So you’ve finished your undergraduate studies, you’ve enjoyed them, something’s peaked your interest, or maybe a master’s degree is essential for your chosen career path. Whatever your reason for considering postgraduate study, we know it can seem a little daunting.
Take it from me, I’ve been there. So what should you expect? Is it really that different to your undergraduate degree? Well the answer is yes, and no. Helpful right? Don’t worry, I’m about to break it down…
#1. Contact Time
One of the major preconceptions about a master’s degree is either that you will spend much more of your time in lectures, or much less. Neither of these are wholly true. In actual fact this depends on the subject you choose, and what the norms are in those fields. In some subjects you may well spend a little more time in lectures, or a little less in lectures and a little more in labs, but in others you may notice next to no difference. As a general rule of thumb, if your postgraduate degree is in the same field as your undergraduate one, you shouldn’t notice too much difference in terms of contact time, although you will be encouraged to learn more independently.

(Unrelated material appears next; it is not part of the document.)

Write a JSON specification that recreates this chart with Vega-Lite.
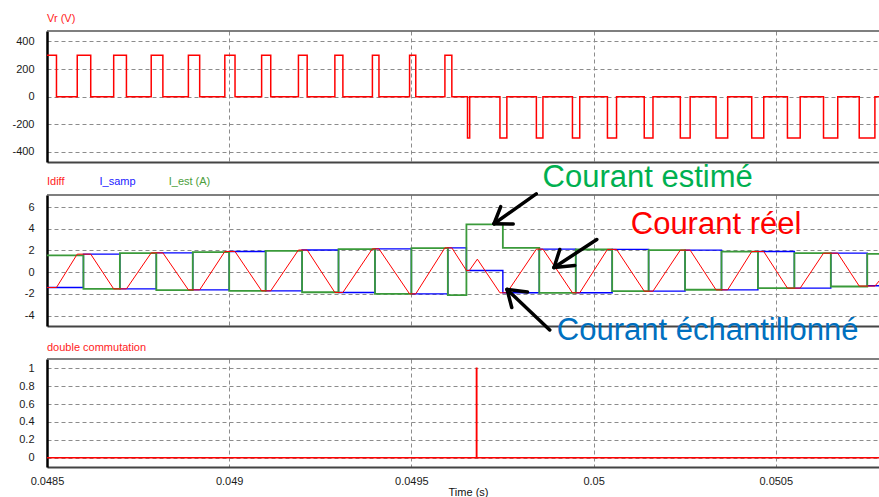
{
  "$schema": "https://vega.github.io/schema/vega-lite/v6.json",
  "padding": {"left": 11, "top": 12, "right": 0, "bottom": 0},
  "bounds": "flush",
  "spacing": 33,
  "config": {
    "view": {"stroke": null},
    "font": "Liberation Sans",
    "axis": {
      "labelFont": "Liberation Sans", "labelFontSize": 11, "labelColor": "#1a1a1a",
      "ticks": false, "tickSize": 0, "gridColor": "#8c8c8c", "gridDash": [4, 3],
      "gridWidth": 1, "gridOpacity": 1, "labelFlush": false, "labelOverlap": false, "tickCount": 20
    }
  },
  "datasets": {
    "vr": [
      {"t": 0.0485, "v": 300}, {"t": 0.048526, "v": 0}, {"t": 0.048583, "v": 300}, {"t": 0.04862, "v": 0},
      {"t": 0.048683, "v": 300}, {"t": 0.048718, "v": 0}, {"t": 0.048786, "v": 300}, {"t": 0.048818, "v": 0},
      {"t": 0.048888, "v": 300}, {"t": 0.048919, "v": 0}, {"t": 0.048988, "v": 300}, {"t": 0.049016, "v": 0},
      {"t": 0.049089, "v": 300}, {"t": 0.049114, "v": 0}, {"t": 0.04919, "v": 300}, {"t": 0.049214, "v": 0},
      {"t": 0.04929, "v": 300}, {"t": 0.049312, "v": 0}, {"t": 0.049393, "v": 300}, {"t": 0.049411, "v": 0},
      {"t": 0.049495, "v": 300}, {"t": 0.049512, "v": 0}, {"t": 0.049592, "v": 300}, {"t": 0.049611, "v": 0},
      {"t": 0.049654, "v": -300}, {"t": 0.04966, "v": 0}, {"t": 0.049743, "v": -300}, {"t": 0.049762, "v": 0},
      {"t": 0.049843, "v": -300}, {"t": 0.049861, "v": 0}, {"t": 0.049942, "v": -300}, {"t": 0.049962, "v": 0},
      {"t": 0.050038, "v": -300}, {"t": 0.050063, "v": 0}, {"t": 0.050139, "v": -300}, {"t": 0.050163, "v": 0},
      {"t": 0.050238, "v": -300}, {"t": 0.050265, "v": 0}, {"t": 0.050336, "v": -300}, {"t": 0.050368, "v": 0},
      {"t": 0.050434, "v": -300}, {"t": 0.050467, "v": 0}, {"t": 0.050532, "v": -300}, {"t": 0.050567, "v": 0},
      {"t": 0.050631, "v": -300}, {"t": 0.05067, "v": 0}, {"t": 0.050729, "v": -300}, {"t": 0.050772, "v": 0},
      {"t": 0.050786, "v": 0}
    ],
    "idiff": [
      {"t": 0.0485, "v": -1.41}, {"t": 0.048526, "v": -1.41}, {"t": 0.048583, "v": 1.66}, {"t": 0.04862, "v": 1.66},
      {"t": 0.048683, "v": -1.54}, {"t": 0.048718, "v": -1.54}, {"t": 0.048786, "v": 1.78}, {"t": 0.048818, "v": 1.78},
      {"t": 0.048888, "v": -1.63}, {"t": 0.048919, "v": -1.63}, {"t": 0.048988, "v": 1.9}, {"t": 0.049016, "v": 1.9},
      {"t": 0.049089, "v": -1.72}, {"t": 0.049114, "v": -1.72}, {"t": 0.04919, "v": 2.04}, {"t": 0.049214, "v": 2.04},
      {"t": 0.04929, "v": -1.87}, {"t": 0.049312, "v": -1.87}, {"t": 0.049393, "v": 2.15}, {"t": 0.049411, "v": 2.15},
      {"t": 0.049495, "v": -2.0}, {"t": 0.049512, "v": -2.0}, {"t": 0.049592, "v": 2.24}, {"t": 0.049611, "v": 2.24},
      {"t": 0.049651, "v": 0.15}, {"t": 0.049659, "v": 0.15}, {"t": 0.049681, "v": 1.2}, {"t": 0.049743, "v": -1.9},
      {"t": 0.049762, "v": -1.9}, {"t": 0.049843, "v": 2.12}, {"t": 0.049861, "v": 2.12}, {"t": 0.049942, "v": -1.9},
      {"t": 0.049962, "v": -1.9}, {"t": 0.050038, "v": 2.1}, {"t": 0.050063, "v": 2.1}, {"t": 0.050139, "v": -1.75},
      {"t": 0.050163, "v": -1.75}, {"t": 0.050238, "v": 2.03}, {"t": 0.050265, "v": 2.03}, {"t": 0.050336, "v": -1.63},
      {"t": 0.050368, "v": -1.63}, {"t": 0.050434, "v": 1.9}, {"t": 0.050467, "v": 1.9}, {"t": 0.050532, "v": -1.47},
      {"t": 0.050567, "v": -1.47}, {"t": 0.050631, "v": 1.75}, {"t": 0.05067, "v": 1.75}, {"t": 0.050729, "v": -1.28},
      {"t": 0.050772, "v": -1.28}, {"t": 0.050786, "v": -0.72}
    ],
    "isamp": [
      {"t": 0.0485, "v": -1.41}, {"t": 0.0486, "v": 1.66}, {"t": 0.0487, "v": -1.54}, {"t": 0.0488, "v": 1.78},
      {"t": 0.0489, "v": -1.63}, {"t": 0.049, "v": 1.9}, {"t": 0.0491, "v": -1.72}, {"t": 0.0492, "v": 2.04},
      {"t": 0.0493, "v": -1.87}, {"t": 0.0494, "v": 2.15}, {"t": 0.0495, "v": -2.0}, {"t": 0.0496, "v": 2.24},
      {"t": 0.049651, "v": 0.15}, {"t": 0.049751, "v": -1.9}, {"t": 0.049851, "v": 2.12}, {"t": 0.049951, "v": -1.9},
      {"t": 0.050051, "v": 2.1}, {"t": 0.050151, "v": -1.75}, {"t": 0.050251, "v": 2.03}, {"t": 0.050351, "v": -1.63},
      {"t": 0.050451, "v": 1.9}, {"t": 0.050551, "v": -1.47}, {"t": 0.050651, "v": 1.75}, {"t": 0.050751, "v": -1.25},
      {"t": 0.050786, "v": -1.25}
    ],
    "iest": [
      {"t": 0.0485, "v": 1.54}, {"t": 0.0486, "v": -1.54}, {"t": 0.0487, "v": 1.75}, {"t": 0.0488, "v": -1.66},
      {"t": 0.0489, "v": 1.84}, {"t": 0.049, "v": -1.72}, {"t": 0.0491, "v": 1.97}, {"t": 0.0492, "v": -1.85},
      {"t": 0.0493, "v": 2.12}, {"t": 0.0494, "v": -2.0}, {"t": 0.0495, "v": 2.21}, {"t": 0.0496, "v": -2.12},
      {"t": 0.049651, "v": 4.4}, {"t": 0.049751, "v": 2.24}, {"t": 0.049851, "v": -1.9}, {"t": 0.049951, "v": 2.09},
      {"t": 0.050051, "v": -1.75}, {"t": 0.050151, "v": 2.03}, {"t": 0.050251, "v": -1.62}, {"t": 0.050351, "v": 1.9},
      {"t": 0.050451, "v": -1.47}, {"t": 0.050551, "v": 1.75}, {"t": 0.050651, "v": -1.32}, {"t": 0.050751, "v": 1.69},
      {"t": 0.050786, "v": 1.69}
    ],
    "dc": [
      {"t": 0.0485, "v": 0}, {"t": 0.0496785, "v": 0}, {"t": 0.0496785, "v": 1}, {"t": 0.0496795, "v": 1},
      {"t": 0.0496795, "v": 0}, {"t": 0.050786, "v": 0}
    ],
    "arrows": [
      {"t1": 0.0498426, "v1": 7.22, "t2": 0.0497268, "v2": 4.46},
      {"t1": 0.0497268, "v1": 4.46, "t2": 0.0497452, "v2": 6.04},
      {"t1": 0.0497268, "v1": 4.46, "t2": 0.0497795, "v2": 4.44},
      {"t1": 0.0500088, "v1": 3.01, "t2": 0.0498915, "v2": 0.43},
      {"t1": 0.0498915, "v1": 0.43, "t2": 0.0499072, "v2": 2.09},
      {"t1": 0.0498915, "v1": 0.43, "t2": 0.0499484, "v2": 0.62},
      {"t1": 0.0498797, "v1": -5.33, "t2": 0.0497625, "v2": -1.59},
      {"t1": 0.0497625, "v1": -1.59, "t2": 0.0498185, "v2": -1.82},
      {"t1": 0.0497625, "v1": -1.59, "t2": 0.0497754, "v2": -3.25}
    ]
  },
  "vconcat": [
    {
      "width": 833, "height": 131,
      "layer": [
        {
          "data": {"name": "vr"},
          "mark": {"type": "line", "interpolate": "step-after", "color": "#ff0000", "strokeWidth": 1.5},
          "encoding": {
            "x": {"field": "t", "type": "quantitative",
              "scale": {"domain": [0.0485, 0.050786], "nice": false, "zero": false},
              "axis": {"values": [0.0485, 0.049, 0.0495, 0.05, 0.0505], "tickCount": 20, "labels": false, "title": null, "grid": true, "domainColor": "#444", "domainWidth": 2}},
            "y": {"field": "v", "type": "quantitative",
              "scale": {"domain": [-473, 476], "nice": false, "zero": false},
              "axis": {"values": [-400, -200, 0, 200, 400], "tickCount": 20, "labelOverlap": false, "labelExpr": "toString(datum.value)", "title": null, "grid": true, "domainColor": "#000", "domainWidth": 2.5, "labelPadding": 13}}
          }
        },
        {
          "data": {"values": [{"v": 476}]},
          "mark": {"type": "rule", "color": "#555", "strokeWidth": 1.5},
          "encoding": {"y": {"field": "v", "type": "quantitative"}}
        },
        {
          "data": {"values": [{"t": 0.0485, "v": 543, "label": "Vr (V)"}]},
          "mark": {"type": "text", "align": "left", "baseline": "alphabetic", "fontSize": 11, "color": "#f22", "font": "Liberation Sans"},
          "encoding": {"x": {"field": "t", "type": "quantitative"}, "y": {"field": "v", "type": "quantitative"}, "text": {"field": "label"}}
        }
      ]
    },
    {
      "width": 833, "height": 131,
      "layer": [
        {
          "data": {"name": "isamp"},
          "mark": {"type": "line", "interpolate": "step-after", "color": "#0000ff", "strokeWidth": 1.4},
          "encoding": {
            "x": {"field": "t", "type": "quantitative",
              "scale": {"domain": [0.0485, 0.050786], "nice": false, "zero": false},
              "axis": {"values": [0.0485, 0.049, 0.0495, 0.05, 0.0505], "tickCount": 20, "labels": false, "title": null, "grid": true, "domainColor": "#444", "domainWidth": 2}},
            "y": {"field": "v", "type": "quantitative",
              "scale": {"domain": [-4.96, 7.11], "nice": false, "zero": false},
              "axis": {"values": [-4, -2, 0, 2, 4, 6], "tickCount": 20, "labelOverlap": false, "labelExpr": "toString(datum.value)", "title": null, "grid": true, "domainColor": "#000", "domainWidth": 2.5, "labelPadding": 13}}
          }
        },
        {
          "data": {"name": "iest"},
          "mark": {"type": "line", "interpolate": "step-after", "color": "#3a9a3a", "strokeWidth": 1.8},
          "encoding": {"x": {"field": "t", "type": "quantitative"}, "y": {"field": "v", "type": "quantitative"}}
        },
        {
          "data": {"name": "idiff"},
          "mark": {"type": "line", "color": "#ff0000", "strokeWidth": 1},
          "encoding": {"x": {"field": "t", "type": "quantitative"}, "y": {"field": "v", "type": "quantitative"}}
        },
        {
          "data": {"values": [{"v": 7.11}]},
          "mark": {"type": "rule", "color": "#555", "strokeWidth": 1.5},
          "encoding": {"y": {"field": "v", "type": "quantitative"}}
        },
        {
          "data": {"values": [{"t": 0.0485, "v": 7.99, "label": "Idiff"}]},
          "mark": {"type": "text", "align": "left", "baseline": "alphabetic", "fontSize": 11, "color": "#f22"},
          "encoding": {"x": {"field": "t", "type": "quantitative"}, "y": {"field": "v", "type": "quantitative"}, "text": {"field": "label"}}
        },
        {
          "data": {"values": [{"t": 0.048644, "v": 7.99, "label": "I_samp"}]},
          "mark": {"type": "text", "align": "left", "baseline": "alphabetic", "fontSize": 11, "color": "#2222ff"},
          "encoding": {"x": {"field": "t", "type": "quantitative"}, "y": {"field": "v", "type": "quantitative"}, "text": {"field": "label"}}
        },
        {
          "data": {"values": [{"t": 0.048834, "v": 7.99, "label": "I_est (A)"}]},
          "mark": {"type": "text", "align": "left", "baseline": "alphabetic", "fontSize": 11, "color": "#4c9e3c"},
          "encoding": {"x": {"field": "t", "type": "quantitative"}, "y": {"field": "v", "type": "quantitative"}, "text": {"field": "label"}}
        },
        {
          "data": {"name": "arrows"},
          "mark": {"type": "rule", "color": "#000", "strokeWidth": 3.5, "strokeCap": "round"},
          "encoding": {
            "x": {"field": "t1", "type": "quantitative"}, "y": {"field": "v1", "type": "quantitative"},
            "x2": {"field": "t2"}, "y2": {"field": "v2"}
          }
        },
        {
          "data": {"values": [{"t": 0.04986, "v": 7.82, "label": "Courant estimé"}]},
          "mark": {"type": "text", "align": "left", "baseline": "alphabetic", "fontSize": 31, "color": "#00b050"},
          "encoding": {"x": {"field": "t", "type": "quantitative"}, "y": {"field": "v", "type": "quantitative"}, "text": {"field": "label"}}
        },
        {
          "data": {"values": [{"t": 0.050102, "v": 3.52, "label": "Courant réel"}]},
          "mark": {"type": "text", "align": "left", "baseline": "alphabetic", "fontSize": 31, "color": "#ff0000"},
          "encoding": {"x": {"field": "t", "type": "quantitative"}, "y": {"field": "v", "type": "quantitative"}, "text": {"field": "label"}}
        },
        {
          "data": {"values": [{"t": 0.049899, "v": -6.25, "label": "Courant échantillonné"}]},
          "mark": {"type": "text", "align": "left", "baseline": "alphabetic", "fontSize": 31, "color": "#0070c0"},
          "encoding": {"x": {"field": "t", "type": "quantitative"}, "y": {"field": "v", "type": "quantitative"}, "text": {"field": "label"}}
        }
      ]
    },
    {
      "width": 833, "height": 108,
      "layer": [
        {
          "data": {"name": "dc"},
          "mark": {"type": "line", "color": "#ff0000", "strokeWidth": 1.5},
          "encoding": {
            "x": {"field": "t", "type": "quantitative",
              "scale": {"domain": [0.0485, 0.050786], "nice": false, "zero": false},
              "axis": {"values": [0.0485, 0.049, 0.0495, 0.05, 0.0505], "tickCount": 20, "labelExpr": "toString(datum.value)", "labelPadding": 8, "grid": true, "domainColor": "#444", "domainWidth": 2,
                "title": "Time (s)", "titleFont": "Liberation Sans", "titleFontSize": 11, "titleFontWeight": "normal", "titleColor": "#111", "titleX": 421, "titleY": 19, "titleBaseline": "top"}},
            "y": {"field": "v", "type": "quantitative",
              "scale": {"domain": [-0.104, 1.104], "nice": false, "zero": false},
              "axis": {"values": [0, 0.2, 0.4, 0.6, 0.8, 1], "tickCount": 20, "labelOverlap": false, "labelExpr": "toString(datum.value)", "title": null, "grid": true, "domainColor": "#000", "domainWidth": 2.5, "labelPadding": 13}}
          }
        },
        {
          "data": {"values": [{"v": 1.104}]},
          "mark": {"type": "rule", "color": "#555", "strokeWidth": 1.5},
          "encoding": {"y": {"field": "v", "type": "quantitative"}}
        },
        {
          "data": {"values": [{"t": 0.0485, "v": 1.188, "label": "double commutation"}]},
          "mark": {"type": "text", "align": "left", "baseline": "alphabetic", "fontSize": 11, "color": "#f22"},
          "encoding": {"x": {"field": "t", "type": "quantitative"}, "y": {"field": "v", "type": "quantitative"}, "text": {"field": "label"}}
        }
      ]
    }
  ]
}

You may have had optional modules as part of your undergraduate degree already, but you’re far more likely to have them in a masters programme. The point of a postgraduate degree is to allow you to explore the avenues that you are most interested in. In fact, even if you find your postgraduate degree doesn’t have optional modules, you’ll either find it’s incredibly focused towards a specific area of your field, or that assignment briefs are deliberately far more open, allowing you a greater influence over what you study.
#3. Word Counts
Everyone’s favourite thing! If you’re anything like me, when you first started studying as an undergraduate student, the idea of a 2000 word essay was enough to strike fear into your heart for weeks. No matter how early I started an assignment reaching that elusive 2000 words seemed impossible. But, by the time I reached the end of my degree, I had to cut over 6000 words out of my dissertation to get it below the 10,000 word limit. The good news is, in a postgraduate degree, whilst you may find some modules, and of course your dissertation, have extended word counts to enable you to write in greater depth, this won’t be the same across the board. Some assignments will be set with deliberately low limits to get you to practice communicating complex ideas in a concise manner. Sounds clever when you think of it like that, right?
We’ve touched on this already, but it’s worth mentioning again. Probably the key difference between undergraduate study and postgraduate study is that when you’re studying for a postgraduate qualification, the subject and the content will be a lot more specialized. This should give you chance to explore topics you really care about in a lot more detail – these could be things you touched on in your undergraduate studies, and got you to really think, or it could even be related to your dissertation topic in your previous degree.
One massive difference I did notice between undergraduate and postgraduate study was the way you interact with staff. You are still a student, but you’re actively encouraged to further engage with professionals both within and outside of academic contexts – that means at uni, and in the world of work. And you’ll be encouraged to interact with these people as peers. This creates a culture of collaboration, with students and staff often working together on real world research projects. It’s about taking the right opportunities, but the collaborative aspects to postgraduate study are a far cry from your group work nightmares that still keep you up at night from your very first year here.
I think another common myth about postgraduate study is that it’s unaffordable, and that finance works totally differently. Finance does work slightly differently, but it’s not miles apart, and postgraduate study is definitely affordable if you’re smart with your money. We’ve covered this in more detail in our blog post ‘How can I afford to do a masters?‘. But student loans are now available too, and these work in the same way your undergraduate loans do, meaning repayments are determined by income, and you’ll only repay them a small amount at a time. What’s more, Coventry is offering a £1000 fee discount to all Coventry University graduates who stay on to study at postgraduate level.
So there you are. Postgraduate study doesn’t sound that scary after all. So if you’re still finding unanswered questions, missing studies, or wanting to take your career further or in a new direction, what are you waiting for?